What do Smithfield, Tyson and Cargill have in common? Besides being three of the largest meat producers in the United States and the world, each of them has committed to reducing its climate footprint. But are they? Who is monitoring these companies to hold them accountable?
Today, IATP and GRAIN jointly published a first of its kind study that quantifies emissions from 35 of the world’s largest meat and dairy companies and scrutinizes their climate plans. What do these companies intend to do to reduce their share of emissions for the world to avoid climate catastrophe?
The short answer: These companies are pursuing growth strategies that will actually increase their emissions.
Our research shows that:
- The five largest meat and dairy corporations combined (JBS, Tyson, Cargill, Dairy Farmers of America and Fonterra) are already responsible for more annual greenhouse gas emissions than ExxonMobil, Shell or BP.

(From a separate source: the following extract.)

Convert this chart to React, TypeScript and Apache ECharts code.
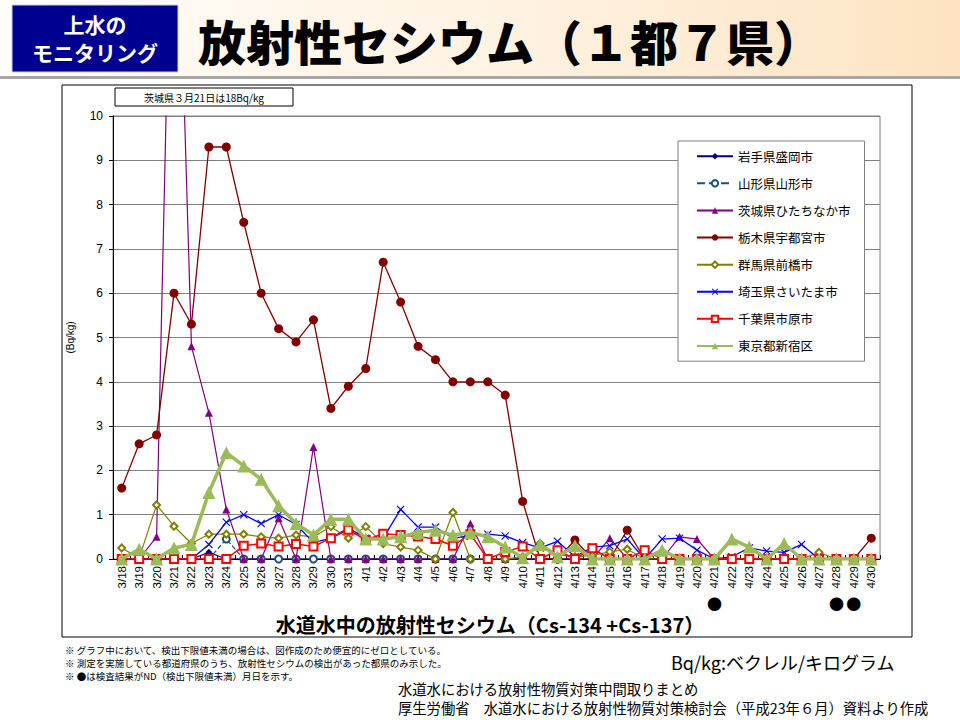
import React, { useEffect, useRef } from "react";
import * as echarts from "echarts";

const dates = [
  "3/18", "3/19", "3/20", "3/21", "3/22", "3/23", "3/24", "3/25", "3/26", "3/27", "3/28", "3/29", "3/30", "3/31",
  "4/1", "4/2", "4/3", "4/4", "4/5", "4/6", "4/7", "4/8", "4/9", "4/10", "4/11", "4/12", "4/13", "4/14", "4/15",
  "4/16", "4/17", "4/18", "4/19", "4/20", "4/21", "4/22", "4/23", "4/24", "4/25", "4/26", "4/27", "4/28", "4/29", "4/30",
];

// 3/18 ... 4/30 (44 days)
const iwate = [
  0, 0, 0, 0, 0, 0.15, 0, 0, 0, 0, 0, 0, 0, 0,
  0, 0, 0, 0, 0, 0, 0, 0, 0, 0, 0, 0, 0, 0, 0,
  0, 0, 0, 0, 0, 0, 0, 0, 0, 0, 0, 0, 0, 0, 0,
];
const yamagata = [
  0, 0, 0, 0, 0, 0, 0.45, 0, 0, 0, 0, 0, 0, 0,
  0, 0, 0, 0, 0, 0, 0, 0, 0, 0, 0, 0, 0, 0, 0,
  0, 0, 0, 0, 0, 0, 0, 0, 0, 0, 0, 0, 0, 0, 0,
];
const ibaraki = [
  0, 0, 0.5, 18, 4.8, 3.3, 1.12, 0, 0, 0.92, 0, 2.53, 0, 0,
  0, 0, 0, 0, 0, 0, 0.8, 0, 0, 0, 0, 0, 0, 0, 0.47,
  0, 0, 0, 0.5, 0.45, 0, 0, 0, 0, 0, 0, 0, 0, 0, 0,
];
const tochigi = [
  1.6, 2.6, 2.8, 6.0, 5.3, 9.3, 9.3, 7.6, 6.0, 5.2, 4.9, 5.4, 3.4, 3.9,
  4.3, 6.7, 5.8, 4.8, 4.5, 4.0, 4.0, 4.0, 3.7, 1.3, 0, 0, 0.43, 0, 0,
  0.65, 0, 0, 0, 0, 0, 0, 0, 0, 0, 0, 0, 0, 0, 0.47,
];
const gunma = [
  0.25, 0.02, 1.22, 0.74, 0.35, 0.56, 0.56, 0.56, 0.5, 0.47, 0.54, 0.5, 0.73, 0.47,
  0.73, 0.35, 0.27, 0.2, 0, 1.05, 0, 0, 0, 0.05, 0.35, 0.1, 0.05, 0.08, 0.16,
  0.22, 0, 0, 0, 0, 0, 0, 0, 0, 0, 0, 0.15, 0, 0, 0,
];
const saitama = [
  0, 0, 0, 0, 0, 0.33, 0.83, 1.0, 0.8, 1.0, 0.78, 0.37, 0.47, 0.7,
  0.47, 0.47, 1.12, 0.72, 0.72, 0.47, 0.52, 0.56, 0.52, 0.37, 0.25, 0.4, 0.05, 0.27, 0.3,
  0.45, 0, 0.45, 0.47, 0.2, 0, 0.05, 0.25, 0.18, 0.15, 0.33, 0, 0, 0, 0,
];
const chiba = [
  0, 0, 0, 0, 0, 0, 0, 0.3, 0.35, 0.28, 0.34, 0.28, 0.47, 0.66,
  0.43, 0.57, 0.54, 0.51, 0.45, 0.3, 0.56, 0, 0.16, 0.28, 0, 0.2, 0, 0.24, 0,
  0, 0.2, 0, 0, 0, 0, 0, 0, 0, 0, 0, 0, 0, 0, 0,
];
const tokyo = [
  0, 0.22, 0, 0.25, 0.33, 1.5, 2.4, 2.1, 1.8, 1.2, 0.8, 0.54, 0.9, 0.9,
  0.45, 0.45, 0.5, 0.6, 0.65, 0.54, 0.6, 0.5, 0.27, 0.03, 0.33, 0.05, 0.3, 0, 0,
  0, 0, 0.2, 0, 0, 0, 0.45, 0.27, 0, 0.35, 0, 0, 0, 0, 0,
];

const ndDates = ["4/21", "4/28", "4/29"];

const seriesNames = [
  "岩手県盛岡市",
  "山形県山形市",
  "茨城県ひたちなか市",
  "栃木県宇都宮市",
  "群馬県前橋市",
  "埼玉県さいたま市",
  "千葉県市原市",
  "東京都新宿区",
];

const yTicks = [0, 1, 2, 3, 4, 5, 6, 7, 8, 9, 10];

const footnotes = [
  "※ グラフ中において、検出下限値未満の場合は、図作成のため便宜的にゼロとしている。",
  "※ 測定を実施している都道府県のうち、放射性セシウムの検出があった都県のみ示した。",
  "※ ●は検査結果がND（検出下限値未満）月日を示す。",
];

const JP = "'Noto Sans CJK JP', 'Noto Sans', sans-serif";
const NUM = "'Liberation Sans', 'Noto Sans CJK JP', sans-serif";

const crossPath = "path://M1,0 L5,4 L9,0 L10,1 L6,5 L10,9 L9,10 L5,6 L1,10 L0,9 L4,5 L0,1 Z";

function buildSeries() {
  const defs = [
    { data: iwate, color: "#000080", symbol: "diamond", size: 7, width: 1.2, type: "solid" },
    { data: yamagata, color: "#1f4e79", symbol: "emptyCircle", size: 7, width: 1.2, type: "dashed" },
    { data: ibaraki, color: "#800080", symbol: "triangle", size: 8, width: 1.2, type: "solid" },
    { data: tochigi, color: "#800000", symbol: "circle", size: 9, width: 1.3, type: "solid" },
    { data: gunma, color: "#808000", symbol: "emptyDiamond", size: 7, width: 1.2, type: "solid" },
    { data: saitama, color: "#0000ff", symbol: crossPath, size: 8, width: 1.3, type: "solid" },
    { data: chiba, color: "#ff0000", symbol: "emptyRect", size: 8, width: 1.5, type: "solid" },
    { data: tokyo, color: "#9bbb59", symbol: "triangle", size: 13, width: 3.5, type: "solid" },
  ];
  return defs.map((d, i) => ({
    name: seriesNames[i],
    type: "line",
    data: d.data,
    symbol: d.symbol,
    symbolSize: d.size,
    showAllSymbol: true,
    clip: true,
    z: 3 + i,
    itemStyle: { color: d.color, borderWidth: 1.2 },
    lineStyle: { color: d.color, width: d.width, type: d.type },
  }));
}

function textEl(id: string, x: number, y: number, text: string, size: number, extra: any = {}) {
  return {
    type: "text",
    id,
    x,
    y,
    silent: true,
    style: {
      text,
      fill: "#000",
      fontSize: size,
      fontFamily: JP,
      textAlign: "left",
      textVerticalAlign: "middle",
      ...extra,
    },
  };
}

export default function App() {
  const ref = useRef<HTMLDivElement>(null);

  useEffect(() => {
    if (!ref.current) return;
    const chart = echarts.init(ref.current, null, { renderer: "svg" });
    const option: any = {
      animation: false,
      backgroundColor: "#ffffff",
      grid: {
        left: 113,
        right: 80,
        top: 116,
        bottom: 161,
        show: true,
        borderColor: "#808080",
        borderWidth: 1,
        backgroundColor: "transparent",
      },
      legend: {
        data: seriesNames,
        orient: "vertical",
        left: 678,
        top: 141,
        itemWidth: 36,
        itemHeight: 8,
        itemGap: 14.6,
        padding: [9, 14, 9, 18],
        backgroundColor: "#ffffff",
        borderColor: "#808080",
        borderWidth: 1,
        textStyle: { fontSize: 12.5, color: "#000", fontFamily: JP },
      },
      xAxis: {
        type: "category",
        data: dates,
        boundaryGap: true,
        axisLine: { lineStyle: { color: "#000", width: 1 } },
        axisTick: { show: true, interval: 0, inside: true, length: 4, lineStyle: { color: "#000" } },
        axisLabel: {
          interval: 0,
          rotate: 90,
          fontSize: 11.5,
          margin: 7,
          color: "#000",
          fontFamily: NUM,
        },
        splitLine: { show: false },
      },
      yAxis: {
        type: "value",
        min: yTicks[0],
        max: yTicks[yTicks.length - 1],
        interval: 1,
        name: "(Bq/kg)",
        nameLocation: "middle",
        nameGap: 38,
        nameTextStyle: { fontSize: 10, color: "#000", fontFamily: NUM },
        axisLine: { show: true, lineStyle: { color: "#000", width: 1 } },
        axisTick: { show: true, length: 4, lineStyle: { color: "#000" } },
        axisLabel: { fontSize: 12, color: "#000", margin: 10, fontFamily: NUM },
        splitLine: { show: true, lineStyle: { color: "#808080", width: 1 } },
      },
      series: buildSeries(),
    };
    chart.setOption(option);

    const ndGraphics = ndDates.map((d, i) => {
      const px = chart.convertToPixel({ xAxisIndex: 0 }, d) as number;
      return textEl("nd" + i, px, 603, "●", 15, { textAlign: "center" });
    });

    const graphics: any[] = [
      {
        type: "rect",
        id: "band",
        shape: { x: 0, y: 0, width: 960, height: 77 },
        silent: true,
        style: {
          fill: {
            type: "linear",
            x: 0,
            y: 0,
            x2: 1,
            y2: 0,
            colorStops: [
              { offset: 0, color: "#fffdf9" },
              { offset: 0.5, color: "#fff3e3" },
              { offset: 1, color: "#fde3c2" },
            ],
          },
        },
      },
      {
        type: "rect",
        id: "bandLine",
        shape: { x: 0, y: 76, width: 960, height: 3 },
        silent: true,
        style: { fill: "#a6a6a6" },
      },
      {
        type: "rect",
        id: "navyBox",
        shape: { x: 12, y: 5, width: 166, height: 67 },
        silent: true,
        style: { fill: "#000090", stroke: "#d0d0e8", lineWidth: 1 },
      },
      textEl("boxT1", 95, 24, "上水の", 21, { fill: "#fff", fontWeight: "bold", textAlign: "center" }),
      textEl("boxT2", 95, 52, "モニタリング", 21, { fill: "#fff", fontWeight: "bold", textAlign: "center" }),
      textEl("mainTitle", 198, 40, "放射性セシウム（１都７県）", 48, { fontWeight: 900 }),
      {
        type: "rect",
        id: "frame",
        shape: { x: 62, y: 85, width: 850, height: 552 },
        silent: true,
        style: { fill: "none", stroke: "#000", lineWidth: 1 },
      },
      {
        type: "rect",
        id: "noteBox",
        shape: { x: 115, y: 88, width: 178, height: 18 },
        silent: true,
        style: { fill: "#fff", stroke: "#000", lineWidth: 1 },
      },
      textEl("noteText", 204, 97, "茨城県３月21日は18Bq/kg", 10, { textAlign: "center" }),
      textEl("xTitle", 490, 624, "水道水中の放射性セシウム（Cs-134 +Cs-137）", 20, {
        fontWeight: "bold",
        textAlign: "center",
      }),
      ...footnotes.map((t, i) => textEl("fn" + i, 65, 650 + i * 13, t, 9.5)),
      textEl("unit", 671, 662, "Bq/kg:ベクレル/キログラム", 18),
      textEl("src1", 398, 688, "水道水における放射性物質対策中間取りまとめ", 14.3),
      textEl("src2", 398, 707, "厚生労働省　水道水における放射性物質対策検討会（平成23年６月）資料より作成", 14.3),
      ...ndGraphics,
    ];
    chart.setOption({ graphic: graphics });

    return () => {
      chart.dispose();
    };
  }, []);

  return (
    <div
      ref={ref}
      style={{ position: "absolute", left: 0, top: 0, width: 960, height: 720 }}
    />
  );
}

- The combined emissions of the top 20 meat and dairy companies surpass the emissions from entire nations, such as Germany, Canada, Australia or the United Kingdom.
- Most of the top 35 meat and dairy companies (16) either fail to report emissions entirely, or exclude their supply chain emissions, which account for 80-90 percent of emissions. Only four companies provide comprehensive emissions estimates.
- Less than half of the top 35 meat and dairy companies have announced any type of emissions reduction targets. Out of these, only six include emissions generated from the supply chain.
- If the growth of the global meat and dairy industry continues as projected, the livestock sector as a whole could consume 80 percent of the planet’s annual greenhouse gas budget by 2050.